■ **Saved entries**:

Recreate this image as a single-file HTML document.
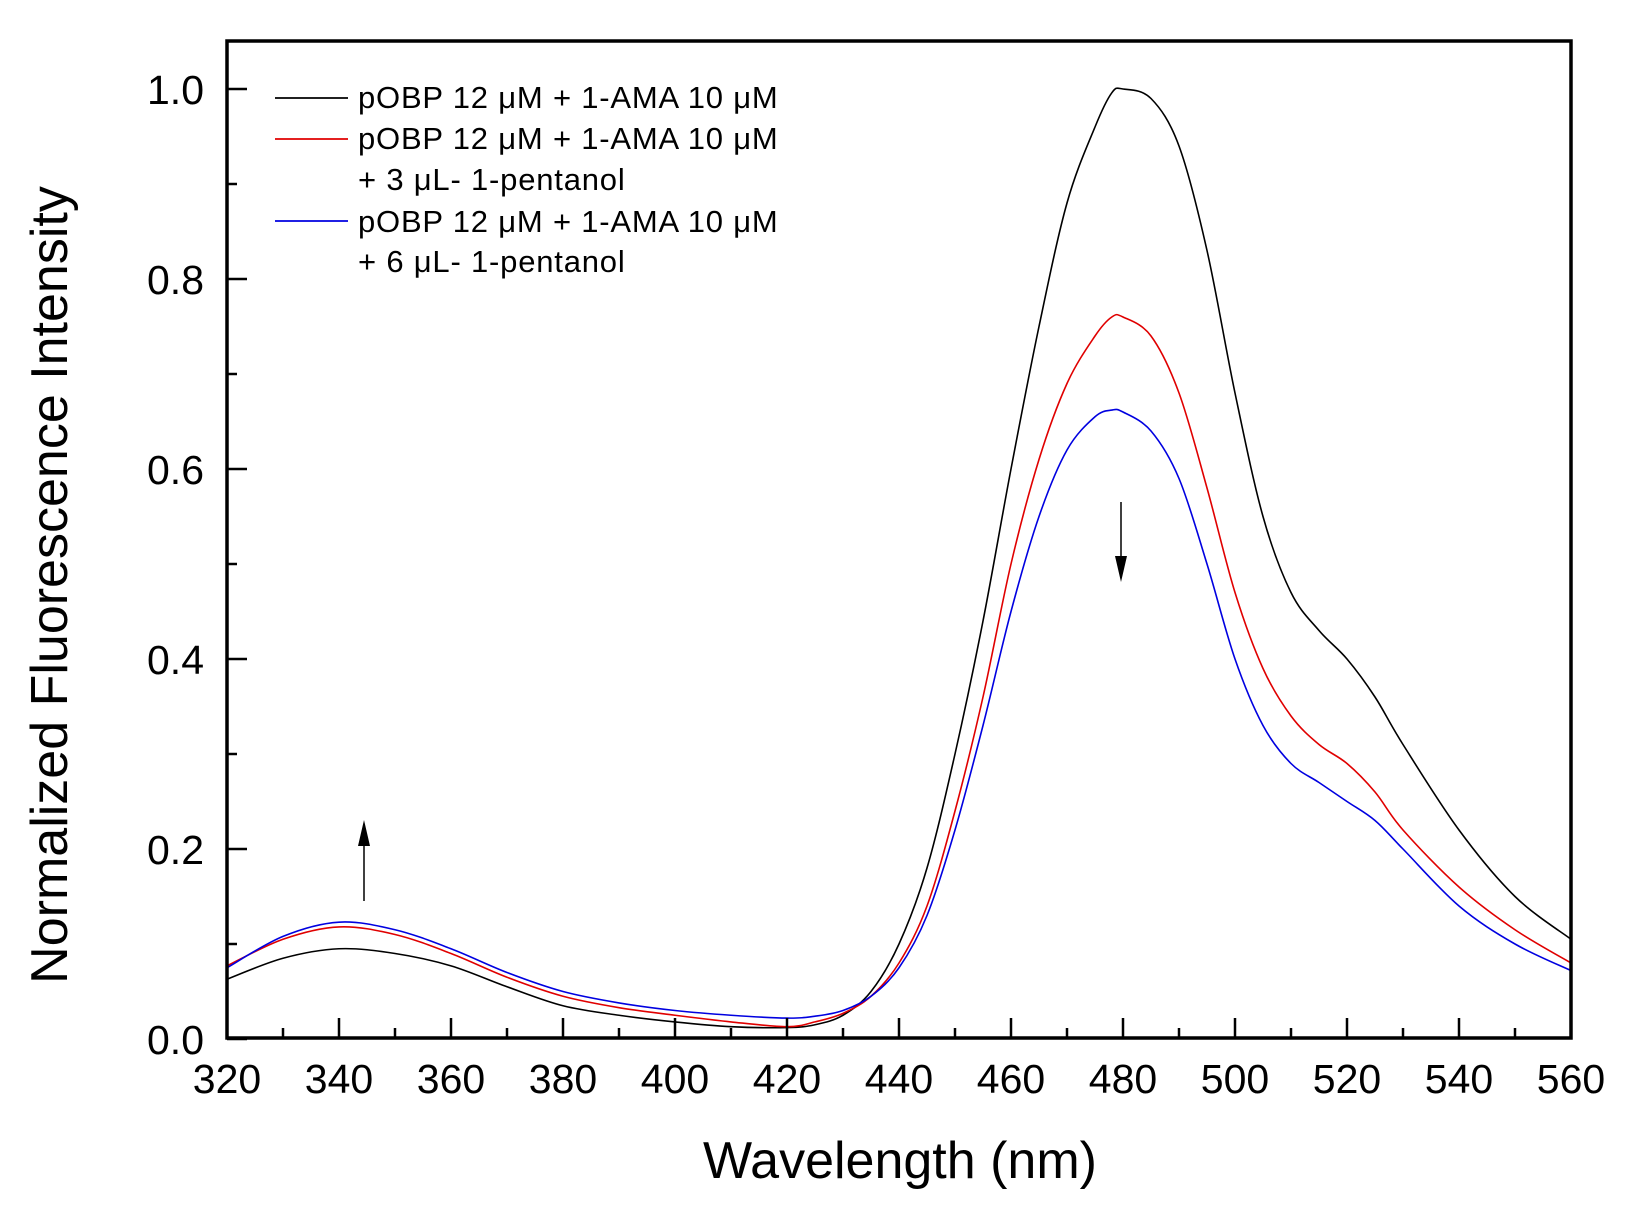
<!DOCTYPE html>
<html><head><meta charset="utf-8"><style>
html,body{margin:0;padding:0;background:#fff;}
svg{display:block;font-family:"Liberation Sans",Arial,sans-serif;}
</style></head><body>
<svg id="chart" width="1631" height="1211" viewBox="0 0 1631 1211">
<g id="plot"></g>
</svg>
<script>
const xValues=[320,330,340,350,360,370,380,390,400,410,420,425,430,435,440,445,450,455,460,465,470,475,478,480,485,490,495,500,505,510,515,520,525,530,540,550,560];
const blackValues=[.063,.085,.095,.09,.077,.055,.035,.025,.018,.013,.012,.015,.025,.05,.1,.18,.3,.44,.6,.75,.88,.96,.996,1.0,.99,.94,.83,.68,.55,.47,.43,.40,.36,.31,.22,.15,.105];
const redValues=[.077,.105,.118,.11,.09,.065,.045,.033,.025,.018,.013,.018,.027,.045,.08,.14,.24,.36,.5,.61,.69,.74,.76,.76,.74,.68,.58,.47,.39,.34,.31,.29,.26,.22,.16,.115,.08];
const blueValues=[.075,.108,.123,.115,.095,.07,.05,.038,.03,.025,.022,.024,.03,.045,.075,.13,.22,.33,.45,.55,.62,.655,.662,.66,.64,.59,.5,.40,.33,.29,.27,.25,.23,.2,.14,.1,.072];
const xTicks=[320,340,360,380,400,420,440,460,480,500,520,540,560];
const yTicks=[0.0,0.2,0.4,0.6,0.8,1.0];
const yTickLabels=["0.0","0.2","0.4","0.6","0.8","1.0"];

const L=227,R=1571,T=41,B=1038;
const sx=v=>L+(v-320)*(R-L)/240;
const sy=v=>1039-v*950;
const NS="http://www.w3.org/2000/svg";
const g=document.getElementById('plot');
function mk(tag,attrs,parent){const e=document.createElementNS(NS,tag);for(const k in attrs)e.setAttribute(k,attrs[k]);(parent||g).appendChild(e);return e;}

function pathFor(xs,ys){
  const p=xs.map((x,i)=>[sx(x),sy(ys[i])]);
  let d=`M${p[0][0]},${p[0][1]}`;
  for(let i=0;i<p.length-1;i++){
    const p0=p[Math.max(0,i-1)],p1=p[i],p2=p[i+1],p3=p[Math.min(p.length-1,i+2)];
    const c1=[p1[0]+(p2[0]-p0[0])/6,p1[1]+(p2[1]-p0[1])/6];
    const c2=[p2[0]-(p3[0]-p1[0])/6,p2[1]-(p3[1]-p1[1])/6];
    d+=` C${c1[0]},${c1[1]} ${c2[0]},${c2[1]} ${p2[0]},${p2[1]}`;
  }
  return d;
}
let e;
e=mk('path',{d:pathFor(xValues,blackValues),fill:'none',stroke:'#000','stroke-width':1.6});


e=mk('path',{d:pathFor(xValues,redValues),fill:'none',stroke:'#e00000','stroke-width':1.6});


e=mk('path',{d:pathFor(xValues,blueValues),fill:'none',stroke:'#0000e0','stroke-width':1.6});



e=mk('rect',{x:L,y:T,width:R-L,height:B-T,fill:'none',stroke:'#000','stroke-width':3.5});



for(let v=320;v<=560;v+=10){
  const major=xTicks.includes(v);
  e=mk('line',{x1:sx(v),x2:sx(v),y1:B,y2:B-(major?20:10),stroke:'#000','stroke-width':2.5});
  
  
}
xTicks.forEach(v=>{
  e=mk('text',{x:sx(v),y:1093,'text-anchor':'middle','font-size':41});
  e.textContent=v;
  
  
});
for(let i=0;i<=10;i++){
  const v=i/10;const major=i%2===0;
  e=mk('line',{x1:L,x2:L+(major?20:10),y1:sy(v),y2:sy(v),stroke:'#000','stroke-width':2.5});
  
  
}
yTicks.forEach((v,i)=>{
  e=mk('text',{x:204,y:sy(v)+15,'text-anchor':'end','font-size':41});
  e.textContent=yTickLabels[i];
  
  
});
e=mk('text',{x:900,y:1178,'text-anchor':'middle','font-size':52});
e.textContent='Wavelength (nm)';


e=mk('text',{x:0,y:0,'text-anchor':'middle','font-size':52,transform:'translate(67,585) rotate(-90)'});
e.textContent='Normalized Fluorescence Intensity';



const legendColors=['#000','#e00000','#0000e0'];
const legendY=[98,139,221];
legendColors.forEach((c,i)=>{
  e=mk('line',{x1:275,x2:348,y1:legendY[i],y2:legendY[i],stroke:c,'stroke-width':1.8});
  
  
});
const legendText=[['pOBP 12 \u03bcM + 1-AMA 10 \u03bcM',108],['pOBP 12 \u03bcM + 1-AMA 10 \u03bcM',149],['+ 3 \u03bcL- 1-pentanol',190],['pOBP 12 \u03bcM + 1-AMA 10 \u03bcM',232],['+ 6 \u03bcL- 1-pentanol',272]];
legendText.forEach(t=>{
  e=mk('text',{x:358,y:t[1],'font-size':31,'letter-spacing':'0.8'});
  e.textContent=t[0];
  
  
});

e=mk('line',{x1:364,x2:364,y1:901,y2:835,stroke:'#000','stroke-width':1.5});


e=mk('polygon',{points:'364,820 358,846 370,846',fill:'#000'});


e=mk('line',{x1:1121,x2:1121,y1:502,y2:568,stroke:'#000','stroke-width':1.5});


e=mk('polygon',{points:'1121,582 1115,556 1127,556',fill:'#000'});


</script>
</body></html>
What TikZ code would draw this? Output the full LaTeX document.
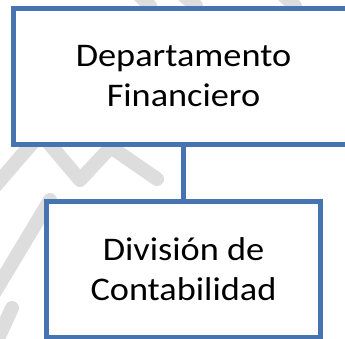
\documentclass[tikz,border=0pt]{standalone}
\usepackage{fontspec}
\setmainfont{Carlito}[FakeStretch=1.1]
\usetikzlibrary{positioning}
\definecolor{boxblue}{RGB}{70,116,176}
\definecolor{wgray}{RGB}{221,221,221}

\begin{document}
\begin{tikzpicture}[
		x=1pt, y=1pt,
		node distance=57pt,
		box/.style={draw=boxblue, line width=5pt, fill=white, outer sep=0pt, align=center, font=\fontsize{33}{40}\selectfont},
		link/.style={draw=boxblue, line width=5pt},
		wmark/.style={draw=wgray, line width=14pt, line cap=round, line join=round},
	]
		\useasboundingbox (0,0) rectangle (345,-339);
		\clip (0,0) rectangle (345,-339);
		\fill[white] (0,0) rectangle (345,-339);
		% faint watermark behind the chart
		\draw[wmark] (-10,-192) -- (35,-140);
		\draw[wmark] (42,-135) -- (80,-180) -- (122,-135);
		\draw[wmark] (-10,-300) -- (50,-200);
		\draw[wmark] (-5,-345) -- (12,-308);
		\draw[wmark] (115,-150) -- (157,-179);
		\draw[wmark] (138,6) -- (150,-6);
		\draw[wmark] (182,6) -- (196,-6);
		\draw[wmark] (282,6) -- (295,-6);
		% chart
		\node (fin) [box, minimum width=340pt, minimum height=136pt] at (183.5,-76.5) {Departamento\\Financiero};
		\node (cont) [box, minimum width=273.5pt, minimum height=135.5pt, below=of fin] {División de\\Contabilidad};
		\draw[link] (fin.south) -- (cont.north);
	\end{tikzpicture}
\end{document}
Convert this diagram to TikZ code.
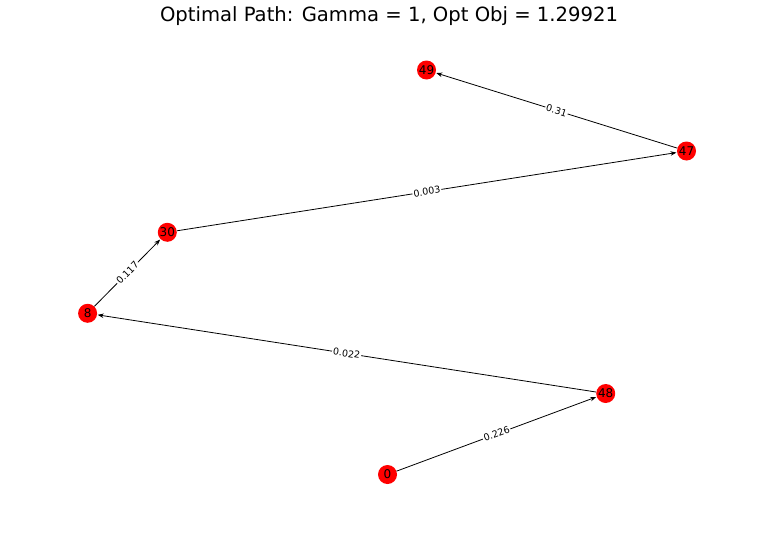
\documentclass[tikz,border=0pt]{standalone}
\usepackage{fontspec}
\setmainfont{DejaVu Sans}
\usetikzlibrary{arrows.meta}
\begin{document}
\begin{tikzpicture}[x=1pt,y=-1pt,
  vertex/.style={circle,fill=red,inner sep=0pt,minimum size=19pt,font=\fontsize{12}{12}\selectfont},
  link/.style={-{Stealth[length=6pt,width=4.5pt]},line width=0.8pt,shorten >=0.5pt},
  wt/.style={midway,sloped,fill=white,inner sep=1pt,font=\fontsize{9.5}{10}\selectfont}]
\useasboundingbox (0,0) rectangle (759,546);
\node[font=\fontsize{19.6}{21}\selectfont] (title) at (389,16) {Optimal Path: Gamma = 1, Opt Obj = 1.29921};
\node[vertex] (n49) at (426.5,70) {49};
\node[vertex] (n47) at (686.5,151) {47};
\node[vertex] (n30) at (167.3,232.3) {30};
\node[vertex] (n8)  at (87.6,313.3) {8};
\node[vertex] (n48) at (605.7,393.5) {48};
\node[vertex] (n0)  at (387.5,474.5) {0};
\draw[link] (n0)  -- node[wt] {0.226} (n48);
\draw[link] (n48) -- node[wt] {0.022} (n8);
\draw[link] (n8)  -- node[wt] {0.117} (n30);
\draw[link] (n30) -- node[wt] {0.003} (n47);
\draw[link] (n47) -- node[wt] {0.31} (n49);
\end{tikzpicture}
\end{document}
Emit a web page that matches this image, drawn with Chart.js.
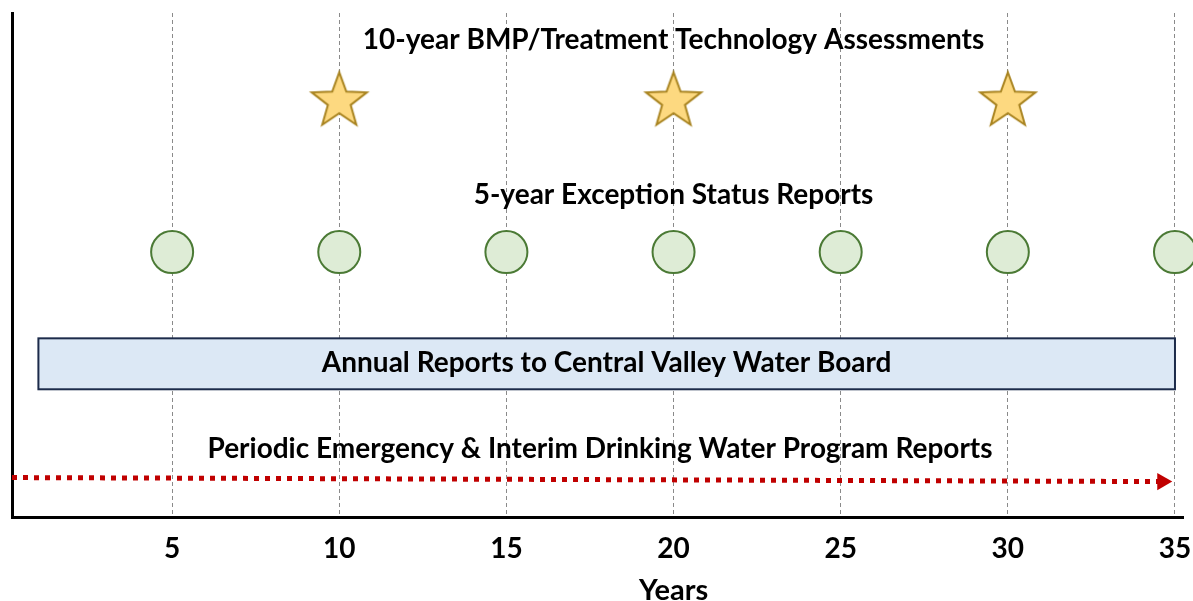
<!DOCTYPE html>
<html>
<head>
<meta charset="utf-8">
<script src="https://cdn.jsdelivr.net/npm/chart.js@4/dist/chart.umd.min.js"></script>
<style>
  body { margin: 0; background: #fff; }
</style>
</head>
<body>
<canvas id="chart1" width="1193" height="601"></canvas>
<script>
// x axis (years)
var tickYears = [5, 10, 15, 20, 25, 30, 35];
var axisTitle = "Years";
var axisTitleX = 20;
// 10-year assessments (stars) and 5-year reports (circles)
var assessmentYears = [10, 20, 30];
var exceptionYears = [5, 10, 15, 20, 25, 30, 35];
// annual reports bar: start/end year
var annualSpan = [1, 35];
// emergency program line
var emergencyX = [0.21, 34.62];
var emergencyY = [7.9, 7.1];
// row heights on a 0-100 vertical scale
var starRow = 82.9;
var circleRow = 52.6;
var annualRow = [25.4, 35.5];
// text labels
var labelTexts = [
    "10-year BMP/Treatment Technology Assessments",
    "5-year Exception Status Reports",
    "Annual Reports to Central Valley Water Board",
    "Periodic Emergency & Interim Drinking Water Program Reports"
];
var labelX = [20, 20, 18, 17.8];
var labelY = [94.6, 63.9, 30.6, 13.5];

var FONT = "Lato, 'Open Sans', sans-serif";

// star marker
var star = document.createElement('canvas');
star.width = 64; star.height = 64;
(function () {
    var c = star.getContext('2d');
    var R = 29, r = 12, cx = 32, cy = 34;
    c.beginPath();
    for (var i = 0; i < 10; i++) {
        var rad = i % 2 == 0 ? R : r;
        var a = -Math.PI / 2 + i * Math.PI / 5;
        c.lineTo(cx + rad * Math.cos(a), cy + rad * Math.sin(a));
    }
    c.closePath();
    c.fillStyle = '#fdd980';
    c.fill();
    c.lineWidth = 2;
    c.lineJoin = 'miter';
    c.strokeStyle = '#a8831f';
    c.stroke();
})();

var notes = {
    id: 'notes',
    beforeDatasetsDraw: function (chart) {
        var ctx = chart.ctx, xs = chart.scales.x, ys = chart.scales.y;
        var x1 = xs.getPixelForValue(annualSpan[0]);
        var x2 = xs.getPixelForValue(annualSpan[1]);
        var y1 = ys.getPixelForValue(annualRow[1]);
        var y2 = ys.getPixelForValue(annualRow[0]);
        ctx.save();
        ctx.fillStyle = '#dce8f5';
        ctx.fillRect(x1, y1, x2 - x1, y2 - y1);
        ctx.lineWidth = 2;
        ctx.strokeStyle = '#1c2b4a';
        ctx.strokeRect(x1, y1, x2 - x1, y2 - y1);
        ctx.restore();
    },
    afterDatasetsDraw: function (chart) {
        var ctx = chart.ctx, xs = chart.scales.x, ys = chart.scales.y;
        ctx.save();
        ctx.fillStyle = '#000';
        ctx.font = "bold 28px " + FONT;
        ctx.textAlign = 'center';
        ctx.textBaseline = 'middle';
        for (var i = 0; i < labelTexts.length; i++) {
            ctx.fillText(labelTexts[i], xs.getPixelForValue(labelX[i]), ys.getPixelForValue(labelY[i]));
        }
        // axis title, centred under year 20 as in the original
        ctx.font = "bold 29px " + FONT;
        ctx.fillText(axisTitle, xs.getPixelForValue(axisTitleX), xs.top + 73);
        ctx.restore();
    }
};

var ctx = document.getElementById("chart1").getContext('2d');
var chart1 = new Chart(ctx, {
    type: 'scatter',
    data: {
        datasets: [{
            label: 'Assessments',
            data: assessmentYears.map(function (v) { return {x: v, y: starRow}; }),
            pointStyle: star,
            clip: false
        }, {
            label: 'Exception reports',
            data: exceptionYears.map(function (v) { return {x: v, y: circleRow}; }),
            pointRadius: 21,
            backgroundColor: '#deecd6',
            borderColor: '#4b7a35',
            borderWidth: 2,
            clip: false
        }, {
            type: 'line',
            label: 'Emergency',
            data: emergencyX.map(function (v, i) { return {x: v, y: emergencyY[i]}; }),
            borderColor: '#c00000',
            borderWidth: 5,
            borderDash: [5, 6],
            pointRadius: [0, 10],
            pointStyle: 'triangle',
            pointRotation: 90,
            pointBackgroundColor: '#c00000',
            pointBorderWidth: 0,
            clip: false
        }]
    },
    options: {
        responsive: false,
        animation: false,
        layout: { autoPadding: false, padding: { top: 13, right: 10, left: 12, bottom: 20 } },
        plugins: {
            legend: { display: false },
            tooltip: { enabled: false }
        },
        scales: {
            x: {
                type: 'linear',
                min: 0.21,
                max: 35.24,
                afterBuildTicks: function (axis) {
                    axis.ticks = tickYears.map(function (v) { return {value: v}; });
                },
                afterFit: function (axis) {
                    axis.paddingLeft = 0;
                    axis.paddingRight = 0;
                },
                grid: { color: '#8a8a8a', lineWidth: 1, drawTicks: false },
                border: { color: '#000', width: 3, dash: [4, 3] },
                ticks: {
                    padding: 15,
                    color: '#000',
                    font: { family: FONT, size: 28, weight: 'bold' }
                }
            },
            y: {
                min: 0,
                max: 100,
                afterFit: function (axis) {
                    axis.width = 0;
                },
                grid: { display: false },
                ticks: { display: false },
                border: { color: '#000', width: 3 }
            }
        }
    },
    plugins: [notes]
});
</script>
</body>
</html>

■ **WORK REQUIRED**:
Only the lines from the top of the data through the line with "e=document.createElementNS(NS,tag);for(const k in" should be quoted, exactly and with both ends kept; skip the pictures.

■ **SOLVED EXERCISE**:
Recreate this image as a single-file HTML document.
<!DOCTYPE html>
<html><head><meta charset="utf-8"><style>
html,body{margin:0;padding:0;background:#fff;}
svg{display:block;font-family:"Liberation Sans",Arial,sans-serif;}
</style></head><body>
<svg id="chart" width="1631" height="1211" viewBox="0 0 1631 1211">
<g id="plot"></g>
</svg>
<script>
const xValues=[320,330,340,350,360,370,380,390,400,410,420,425,430,435,440,445,450,455,460,465,470,475,478,480,485,490,495,500,505,510,515,520,525,530,540,550,560];
const blackValues=[.063,.085,.095,.09,.077,.055,.035,.025,.018,.013,.012,.015,.025,.05,.1,.18,.3,.44,.6,.75,.88,.96,.996,1.0,.99,.94,.83,.68,.55,.47,.43,.40,.36,.31,.22,.15,.105];
const redValues=[.077,.105,.118,.11,.09,.065,.045,.033,.025,.018,.013,.018,.027,.045,.08,.14,.24,.36,.5,.61,.69,.74,.76,.76,.74,.68,.58,.47,.39,.34,.31,.29,.26,.22,.16,.115,.08];
const blueValues=[.075,.108,.123,.115,.095,.07,.05,.038,.03,.025,.022,.024,.03,.045,.075,.13,.22,.33,.45,.55,.62,.655,.662,.66,.64,.59,.5,.40,.33,.29,.27,.25,.23,.2,.14,.1,.072];
const xTicks=[320,340,360,380,400,420,440,460,480,500,520,540,560];
const yTicks=[0.0,0.2,0.4,0.6,0.8,1.0];
const yTickLabels=["0.0","0.2","0.4","0.6","0.8","1.0"];

const L=227,R=1571,T=41,B=1038;
const sx=v=>L+(v-320)*(R-L)/240;
const sy=v=>1039-v*950;
const NS="http://www.w3.org/2000/svg";
const g=document.getElementById('plot');
function mk(tag,attrs,parent){const e=document.createElementNS(NS,tag);for(const k in attrs)e.setAttribute(k,attrs[k]);(parent||g).appendChild(e);return e;}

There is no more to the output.